*Aim*: Reproduce all of the data below without alteration; exclude every picture.

*Data extract*:
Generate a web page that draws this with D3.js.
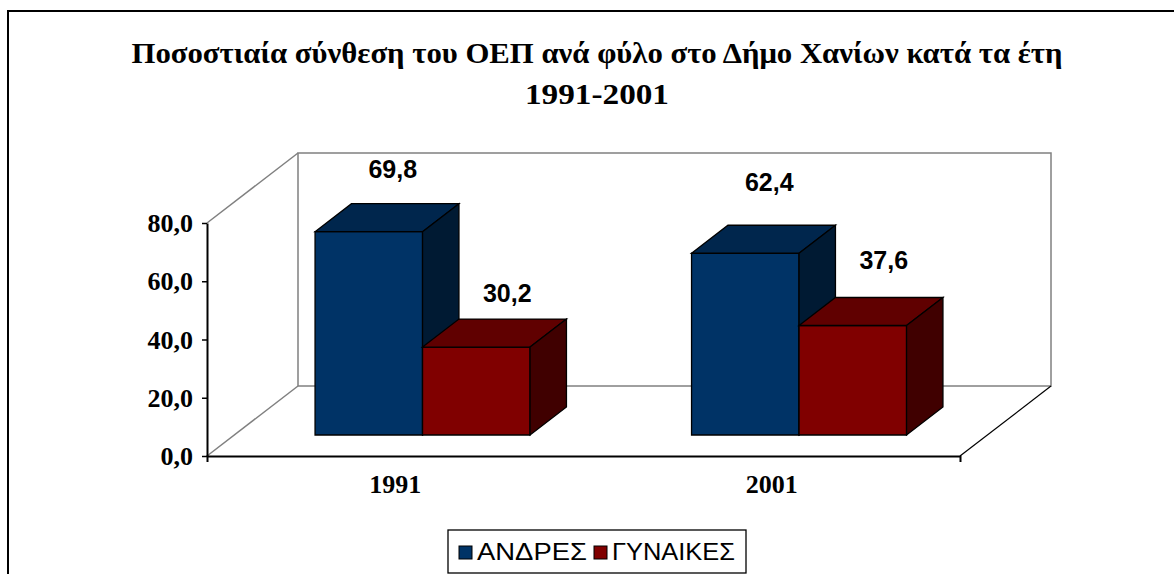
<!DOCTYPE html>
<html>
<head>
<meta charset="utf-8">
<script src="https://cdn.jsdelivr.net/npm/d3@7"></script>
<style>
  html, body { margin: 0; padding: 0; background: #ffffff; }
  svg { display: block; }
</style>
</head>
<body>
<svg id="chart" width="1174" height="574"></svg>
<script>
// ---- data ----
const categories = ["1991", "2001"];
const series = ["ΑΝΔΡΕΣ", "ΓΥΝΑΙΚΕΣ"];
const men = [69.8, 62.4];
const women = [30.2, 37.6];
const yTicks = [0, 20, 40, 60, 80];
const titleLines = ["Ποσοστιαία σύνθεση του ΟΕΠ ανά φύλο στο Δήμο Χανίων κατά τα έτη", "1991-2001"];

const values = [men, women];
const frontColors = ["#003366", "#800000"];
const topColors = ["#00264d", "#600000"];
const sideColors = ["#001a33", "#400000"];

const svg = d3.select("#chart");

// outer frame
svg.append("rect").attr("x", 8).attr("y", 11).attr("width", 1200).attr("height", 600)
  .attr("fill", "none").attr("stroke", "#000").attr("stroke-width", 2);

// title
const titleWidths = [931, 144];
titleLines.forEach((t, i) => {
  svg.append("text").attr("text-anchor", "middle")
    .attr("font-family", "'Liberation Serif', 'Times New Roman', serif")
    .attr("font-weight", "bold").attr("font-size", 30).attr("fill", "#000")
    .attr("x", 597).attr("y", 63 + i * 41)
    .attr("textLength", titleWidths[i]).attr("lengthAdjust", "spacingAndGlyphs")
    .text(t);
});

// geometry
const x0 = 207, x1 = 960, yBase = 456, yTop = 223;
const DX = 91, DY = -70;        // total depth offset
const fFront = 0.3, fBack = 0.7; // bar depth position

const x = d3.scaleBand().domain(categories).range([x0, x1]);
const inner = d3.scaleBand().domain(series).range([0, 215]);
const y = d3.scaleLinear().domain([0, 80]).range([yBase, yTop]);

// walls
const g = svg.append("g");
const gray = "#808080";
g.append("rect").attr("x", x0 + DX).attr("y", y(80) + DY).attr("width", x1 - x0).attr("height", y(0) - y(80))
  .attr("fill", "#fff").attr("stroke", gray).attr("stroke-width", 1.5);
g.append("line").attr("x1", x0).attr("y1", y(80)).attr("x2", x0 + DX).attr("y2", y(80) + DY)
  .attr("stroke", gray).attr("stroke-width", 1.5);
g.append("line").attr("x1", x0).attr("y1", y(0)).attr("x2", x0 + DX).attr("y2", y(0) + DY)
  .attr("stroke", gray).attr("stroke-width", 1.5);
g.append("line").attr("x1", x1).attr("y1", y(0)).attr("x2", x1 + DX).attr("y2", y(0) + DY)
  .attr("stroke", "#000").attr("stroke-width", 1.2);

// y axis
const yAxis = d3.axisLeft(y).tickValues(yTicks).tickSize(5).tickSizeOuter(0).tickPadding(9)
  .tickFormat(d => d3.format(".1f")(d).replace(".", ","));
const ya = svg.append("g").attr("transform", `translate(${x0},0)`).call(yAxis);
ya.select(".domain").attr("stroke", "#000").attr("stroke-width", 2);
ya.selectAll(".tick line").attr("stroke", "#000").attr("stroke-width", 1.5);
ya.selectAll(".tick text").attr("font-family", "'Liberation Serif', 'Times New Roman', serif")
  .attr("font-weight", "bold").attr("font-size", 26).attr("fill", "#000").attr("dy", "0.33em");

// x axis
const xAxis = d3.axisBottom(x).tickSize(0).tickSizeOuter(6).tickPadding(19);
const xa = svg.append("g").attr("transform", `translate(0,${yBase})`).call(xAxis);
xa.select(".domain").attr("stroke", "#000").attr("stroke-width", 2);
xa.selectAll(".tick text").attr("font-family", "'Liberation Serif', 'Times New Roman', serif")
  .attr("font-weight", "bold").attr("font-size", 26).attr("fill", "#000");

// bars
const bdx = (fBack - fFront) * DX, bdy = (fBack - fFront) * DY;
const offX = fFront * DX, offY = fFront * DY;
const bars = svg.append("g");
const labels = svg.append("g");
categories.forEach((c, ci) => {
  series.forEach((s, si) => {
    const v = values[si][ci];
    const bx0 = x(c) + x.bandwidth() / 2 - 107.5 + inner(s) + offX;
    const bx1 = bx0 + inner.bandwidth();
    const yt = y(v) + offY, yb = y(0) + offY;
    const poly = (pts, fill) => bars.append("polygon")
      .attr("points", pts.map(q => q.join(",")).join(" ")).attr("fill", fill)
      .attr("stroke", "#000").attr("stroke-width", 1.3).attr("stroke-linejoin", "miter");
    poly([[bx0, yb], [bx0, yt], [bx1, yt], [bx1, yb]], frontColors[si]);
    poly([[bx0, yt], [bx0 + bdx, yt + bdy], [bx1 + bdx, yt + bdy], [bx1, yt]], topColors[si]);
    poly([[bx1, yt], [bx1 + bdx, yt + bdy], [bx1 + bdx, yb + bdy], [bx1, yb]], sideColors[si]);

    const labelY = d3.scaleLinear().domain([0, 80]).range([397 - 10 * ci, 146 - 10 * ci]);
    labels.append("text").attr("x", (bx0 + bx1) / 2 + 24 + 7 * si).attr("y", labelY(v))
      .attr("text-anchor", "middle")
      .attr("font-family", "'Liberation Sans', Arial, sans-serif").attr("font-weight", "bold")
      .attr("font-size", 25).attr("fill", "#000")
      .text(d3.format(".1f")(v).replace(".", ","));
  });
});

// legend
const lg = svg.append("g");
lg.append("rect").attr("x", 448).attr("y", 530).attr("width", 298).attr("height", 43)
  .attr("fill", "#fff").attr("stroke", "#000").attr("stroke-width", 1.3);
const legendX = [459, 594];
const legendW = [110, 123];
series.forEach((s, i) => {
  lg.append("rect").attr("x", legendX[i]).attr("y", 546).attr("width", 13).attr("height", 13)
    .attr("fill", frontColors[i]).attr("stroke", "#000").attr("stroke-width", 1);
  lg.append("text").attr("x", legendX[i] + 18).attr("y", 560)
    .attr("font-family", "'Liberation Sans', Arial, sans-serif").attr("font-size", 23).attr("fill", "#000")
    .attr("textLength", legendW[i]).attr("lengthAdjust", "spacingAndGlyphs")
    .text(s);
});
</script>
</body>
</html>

*Completed task*:
Generate a web page that draws this with D3.js.
<!DOCTYPE html>
<html>
<head>
<meta charset="utf-8">
<script src="https://cdn.jsdelivr.net/npm/d3@7"></script>
<style>
  html, body { margin: 0; padding: 0; background: #ffffff; }
  svg { display: block; }
</style>
</head>
<body>
<svg id="chart" width="1174" height="574"></svg>
<script>
// ---- data ----
const categories = ["1991", "2001"];
const series = ["ΑΝΔΡΕΣ", "ΓΥΝΑΙΚΕΣ"];
const men = [69.8, 62.4];
const women = [30.2, 37.6];
const yTicks = [0, 20, 40, 60, 80];
const titleLines = ["Ποσοστιαία σύνθεση του ΟΕΠ ανά φύλο στο Δήμο Χανίων κατά τα έτη", "1991-2001"];

const values = [men, women];
const frontColors = ["#003366", "#800000"];
const topColors = ["#00264d", "#600000"];
const sideColors = ["#001a33", "#400000"];

const svg = d3.select("#chart");

// outer frame
svg.append("rect").attr("x", 8).attr("y", 11).attr("width", 1200).attr("height", 600)
  .attr("fill", "none").attr("stroke", "#000").attr("stroke-width", 2);

// title
const titleWidths = [931, 144];
titleLines.forEach((t, i) => {
  svg.append("text").attr("text-anchor", "middle")
    .attr("font-family", "'Liberation Serif', 'Times New Roman', serif")
    .attr("font-weight", "bold").attr("font-size", 30).attr("fill", "#000")
    .attr("x", 597).attr("y", 63 + i * 41)
    .attr("textLength", titleWidths[i]).attr("lengthAdjust", "spacingAndGlyphs")
    .text(t);
});

// geometry
const x0 = 207, x1 = 960, yBase = 456, yTop = 223;
const DX = 91, DY = -70;        // total depth offset
const fFront = 0.3, fBack = 0.7; // bar depth position

const x = d3.scaleBand().domain(categories).range([x0, x1]);
const inner = d3.scaleBand().domain(series).range([0, 215]);
const y = d3.scaleLinear().domain([0, 80]).range([yBase, yTop]);

// walls
const g = svg.append("g");
const gray = "#808080";
g.append("rect").attr("x", x0 + DX).attr("y", y(80) + DY).attr("width", x1 - x0).attr("height", y(0) - y(80))
  .attr("fill", "#fff").attr("stroke", gray).attr("stroke-width", 1.5);
g.append("line").attr("x1", x0).attr("y1", y(80)).attr("x2", x0 + DX).attr("y2", y(80) + DY)
  .attr("stroke", gray).attr("stroke-width", 1.5);
g.append("line").attr("x1", x0).attr("y1", y(0)).attr("x2", x0 + DX).attr("y2", y(0) + DY)
  .attr("stroke", gray).attr("stroke-width", 1.5);
g.append("line").attr("x1", x1).attr("y1", y(0)).attr("x2", x1 + DX).attr("y2", y(0) + DY)
  .attr("stroke", "#000").attr("stroke-width", 1.2);

// y axis
const yAxis = d3.axisLeft(y).tickValues(yTicks).tickSize(5).tickSizeOuter(0).tickPadding(9)
  .tickFormat(d => d3.format(".1f")(d).replace(".", ","));
const ya = svg.append("g").attr("transform", `translate(${x0},0)`).call(yAxis);
ya.select(".domain").attr("stroke", "#000").attr("stroke-width", 2);
ya.selectAll(".tick line").attr("stroke", "#000").attr("stroke-width", 1.5);
ya.selectAll(".tick text").attr("font-family", "'Liberation Serif', 'Times New Roman', serif")
  .attr("font-weight", "bold").attr("font-size", 26).attr("fill", "#000").attr("dy", "0.33em");

// x axis
const xAxis = d3.axisBottom(x).tickSize(0).tickSizeOuter(6).tickPadding(19);
const xa = svg.append("g").attr("transform", `translate(0,${yBase})`).call(xAxis);
xa.select(".domain").attr("stroke", "#000").attr("stroke-width", 2);
xa.selectAll(".tick text").attr("font-family", "'Liberation Serif', 'Times New Roman', serif")
  .attr("font-weight", "bold").attr("font-size", 26).attr("fill", "#000");

// bars
const bdx = (fBack - fFront) * DX, bdy = (fBack - fFront) * DY;
const offX = fFront * DX, offY = fFront * DY;
const bars = svg.append("g");
const labels = svg.append("g");
categories.forEach((c, ci) => {
  series.forEach((s, si) => {
    const v = values[si][ci];
    const bx0 = x(c) + x.bandwidth() / 2 - 107.5 + inner(s) + offX;
    const bx1 = bx0 + inner.bandwidth();
    const yt = y(v) + offY, yb = y(0) + offY;
    const poly = (pts, fill) => bars.append("polygon")
      .attr("points", pts.map(q => q.join(",")).join(" ")).attr("fill", fill)
      .attr("stroke", "#000").attr("stroke-width", 1.3).attr("stroke-linejoin", "miter");
    poly([[bx0, yb], [bx0, yt], [bx1, yt], [bx1, yb]], frontColors[si]);
    poly([[bx0, yt], [bx0 + bdx, yt + bdy], [bx1 + bdx, yt + bdy], [bx1, yt]], topColors[si]);
    poly([[bx1, yt], [bx1 + bdx, yt + bdy], [bx1 + bdx, yb + bdy], [bx1, yb]], sideColors[si]);

    const labelY = d3.scaleLinear().domain([0, 80]).range([397 - 10 * ci, 146 - 10 * ci]);
    labels.append("text").attr("x", (bx0 + bx1) / 2 + 24 + 7 * si).attr("y", labelY(v))
      .attr("text-anchor", "middle")
      .attr("font-family", "'Liberation Sans', Arial, sans-serif").attr("font-weight", "bold")
      .attr("font-size", 25).attr("fill", "#000")
      .text(d3.format(".1f")(v).replace(".", ","));
  });
});

// legend
const lg = svg.append("g");
lg.append("rect").attr("x", 448).attr("y", 530).attr("width", 298).attr("height", 43)
  .attr("fill", "#fff").attr("stroke", "#000").attr("stroke-width", 1.3);
const legendX = [459, 594];
const legendW = [110, 123];
series.forEach((s, i) => {
  lg.append("rect").attr("x", legendX[i]).attr("y", 546).attr("width", 13).attr("height", 13)
    .attr("fill", frontColors[i]).attr("stroke", "#000").attr("stroke-width", 1);
  lg.append("text").attr("x", legendX[i] + 18).attr("y", 560)
    .attr("font-family", "'Liberation Sans', Arial, sans-serif").attr("font-size", 23).attr("fill", "#000")
    .attr("textLength", legendW[i]).attr("lengthAdjust", "spacingAndGlyphs")
    .text(s);
});
</script>
</body>
</html>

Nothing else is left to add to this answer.